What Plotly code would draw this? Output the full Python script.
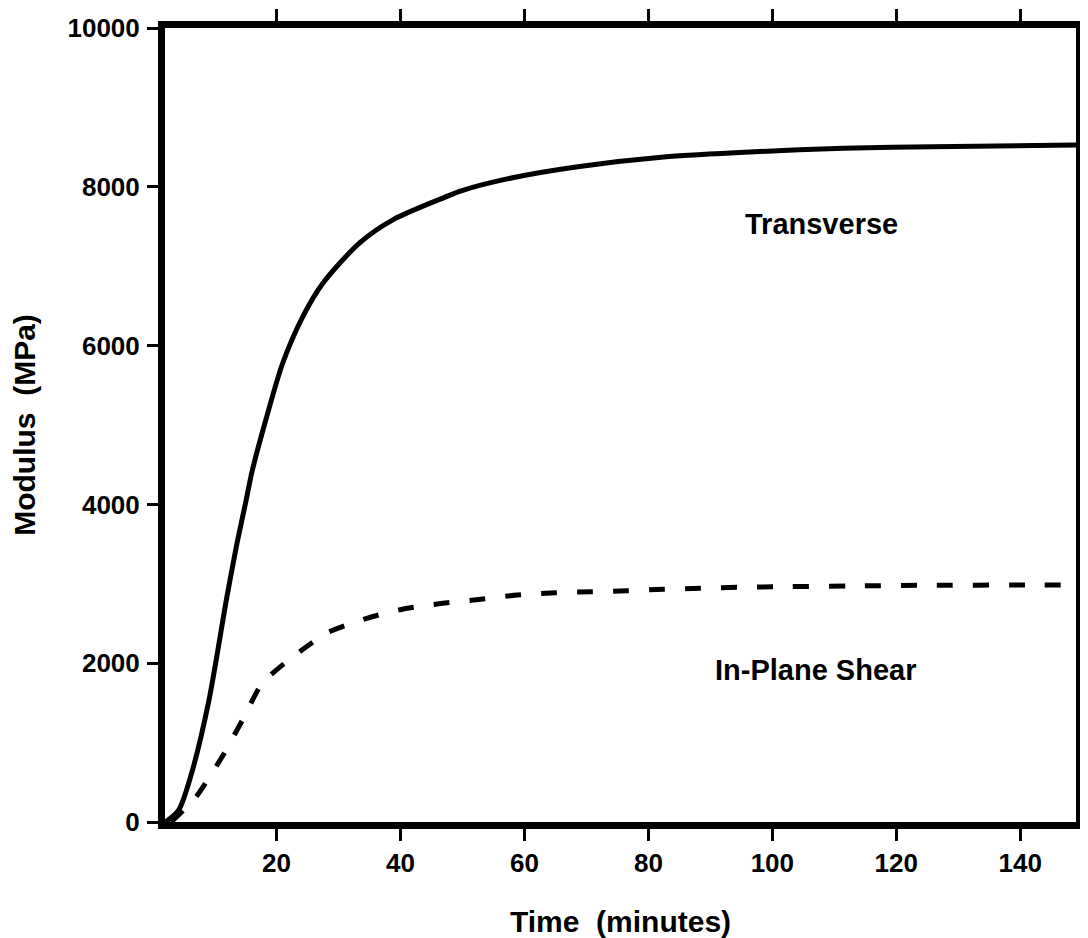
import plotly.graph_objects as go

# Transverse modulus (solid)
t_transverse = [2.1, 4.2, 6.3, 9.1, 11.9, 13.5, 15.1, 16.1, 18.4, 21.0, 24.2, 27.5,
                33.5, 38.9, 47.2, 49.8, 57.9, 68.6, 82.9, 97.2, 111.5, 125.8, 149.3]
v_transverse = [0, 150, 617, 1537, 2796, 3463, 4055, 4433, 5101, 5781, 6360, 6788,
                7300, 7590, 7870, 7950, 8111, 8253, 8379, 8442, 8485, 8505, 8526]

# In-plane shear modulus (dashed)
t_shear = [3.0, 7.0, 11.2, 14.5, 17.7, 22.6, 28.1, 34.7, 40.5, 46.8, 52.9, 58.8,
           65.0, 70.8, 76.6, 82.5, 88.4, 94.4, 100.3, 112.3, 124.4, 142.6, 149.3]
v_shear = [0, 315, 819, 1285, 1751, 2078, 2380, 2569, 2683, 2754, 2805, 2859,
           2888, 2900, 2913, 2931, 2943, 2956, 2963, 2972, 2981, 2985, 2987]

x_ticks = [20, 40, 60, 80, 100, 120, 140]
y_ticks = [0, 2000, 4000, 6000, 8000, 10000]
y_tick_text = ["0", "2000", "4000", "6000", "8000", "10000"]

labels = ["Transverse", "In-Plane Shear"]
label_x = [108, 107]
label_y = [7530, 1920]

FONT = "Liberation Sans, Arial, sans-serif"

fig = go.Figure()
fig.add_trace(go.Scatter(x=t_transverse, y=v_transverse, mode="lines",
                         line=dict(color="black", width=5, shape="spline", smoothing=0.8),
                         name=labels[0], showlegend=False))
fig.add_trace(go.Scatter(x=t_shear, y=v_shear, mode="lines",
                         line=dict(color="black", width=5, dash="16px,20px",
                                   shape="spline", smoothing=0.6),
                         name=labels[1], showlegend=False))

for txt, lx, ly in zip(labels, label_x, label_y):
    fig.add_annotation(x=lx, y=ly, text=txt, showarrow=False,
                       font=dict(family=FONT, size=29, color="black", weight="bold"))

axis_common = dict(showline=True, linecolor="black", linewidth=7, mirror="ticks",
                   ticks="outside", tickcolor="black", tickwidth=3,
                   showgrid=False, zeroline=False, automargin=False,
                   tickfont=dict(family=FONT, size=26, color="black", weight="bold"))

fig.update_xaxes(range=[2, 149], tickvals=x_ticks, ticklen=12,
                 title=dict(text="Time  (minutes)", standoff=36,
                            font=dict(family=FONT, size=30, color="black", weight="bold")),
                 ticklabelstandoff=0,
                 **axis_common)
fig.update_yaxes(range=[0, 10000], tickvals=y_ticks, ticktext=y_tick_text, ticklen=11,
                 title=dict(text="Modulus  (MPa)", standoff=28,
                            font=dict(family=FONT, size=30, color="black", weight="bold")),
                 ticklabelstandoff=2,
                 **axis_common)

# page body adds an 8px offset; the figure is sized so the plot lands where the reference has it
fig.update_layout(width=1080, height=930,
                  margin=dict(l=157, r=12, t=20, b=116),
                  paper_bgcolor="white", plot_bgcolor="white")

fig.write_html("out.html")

[EXERCISE BRIEF]
Copy the listing exactly. Any image in it stays out of the copy.

[ANSWER TO THE PROBLEM]
What Plotly code would draw this? Output the full Python script.
import plotly.graph_objects as go

# Transverse modulus (solid)
t_transverse = [2.1, 4.2, 6.3, 9.1, 11.9, 13.5, 15.1, 16.1, 18.4, 21.0, 24.2, 27.5,
                33.5, 38.9, 47.2, 49.8, 57.9, 68.6, 82.9, 97.2, 111.5, 125.8, 149.3]
v_transverse = [0, 150, 617, 1537, 2796, 3463, 4055, 4433, 5101, 5781, 6360, 6788,
                7300, 7590, 7870, 7950, 8111, 8253, 8379, 8442, 8485, 8505, 8526]

# In-plane shear modulus (dashed)
t_shear = [3.0, 7.0, 11.2, 14.5, 17.7, 22.6, 28.1, 34.7, 40.5, 46.8, 52.9, 58.8,
           65.0, 70.8, 76.6, 82.5, 88.4, 94.4, 100.3, 112.3, 124.4, 142.6, 149.3]
v_shear = [0, 315, 819, 1285, 1751, 2078, 2380, 2569, 2683, 2754, 2805, 2859,
           2888, 2900, 2913, 2931, 2943, 2956, 2963, 2972, 2981, 2985, 2987]

x_ticks = [20, 40, 60, 80, 100, 120, 140]
y_ticks = [0, 2000, 4000, 6000, 8000, 10000]
y_tick_text = ["0", "2000", "4000", "6000", "8000", "10000"]

labels = ["Transverse", "In-Plane Shear"]
label_x = [108, 107]
label_y = [7530, 1920]

FONT = "Liberation Sans, Arial, sans-serif"

fig = go.Figure()
fig.add_trace(go.Scatter(x=t_transverse, y=v_transverse, mode="lines",
                         line=dict(color="black", width=5, shape="spline", smoothing=0.8),
                         name=labels[0], showlegend=False))
fig.add_trace(go.Scatter(x=t_shear, y=v_shear, mode="lines",
                         line=dict(color="black", width=5, dash="16px,20px",
                                   shape="spline", smoothing=0.6),
                         name=labels[1], showlegend=False))

for txt, lx, ly in zip(labels, label_x, label_y):
    fig.add_annotation(x=lx, y=ly, text=txt, showarrow=False,
                       font=dict(family=FONT, size=29, color="black", weight="bold"))

axis_common = dict(showline=True, linecolor="black", linewidth=7, mirror="ticks",
                   ticks="outside", tickcolor="black", tickwidth=3,
                   showgrid=False, zeroline=False, automargin=False,
                   tickfont=dict(family=FONT, size=26, color="black", weight="bold"))

fig.update_xaxes(range=[2, 149], tickvals=x_ticks, ticklen=12,
                 title=dict(text="Time  (minutes)", standoff=36,
                            font=dict(family=FONT, size=30, color="black", weight="bold")),
                 ticklabelstandoff=0,
                 **axis_common)
fig.update_yaxes(range=[0, 10000], tickvals=y_ticks, ticktext=y_tick_text, ticklen=11,
                 title=dict(text="Modulus  (MPa)", standoff=28,
                            font=dict(family=FONT, size=30, color="black", weight="bold")),
                 ticklabelstandoff=2,
                 **axis_common)

# page body adds an 8px offset; the figure is sized so the plot lands where the reference has it
fig.update_layout(width=1080, height=930,
                  margin=dict(l=157, r=12, t=20, b=116),
                  paper_bgcolor="white", plot_bgcolor="white")

fig.write_html("out.html")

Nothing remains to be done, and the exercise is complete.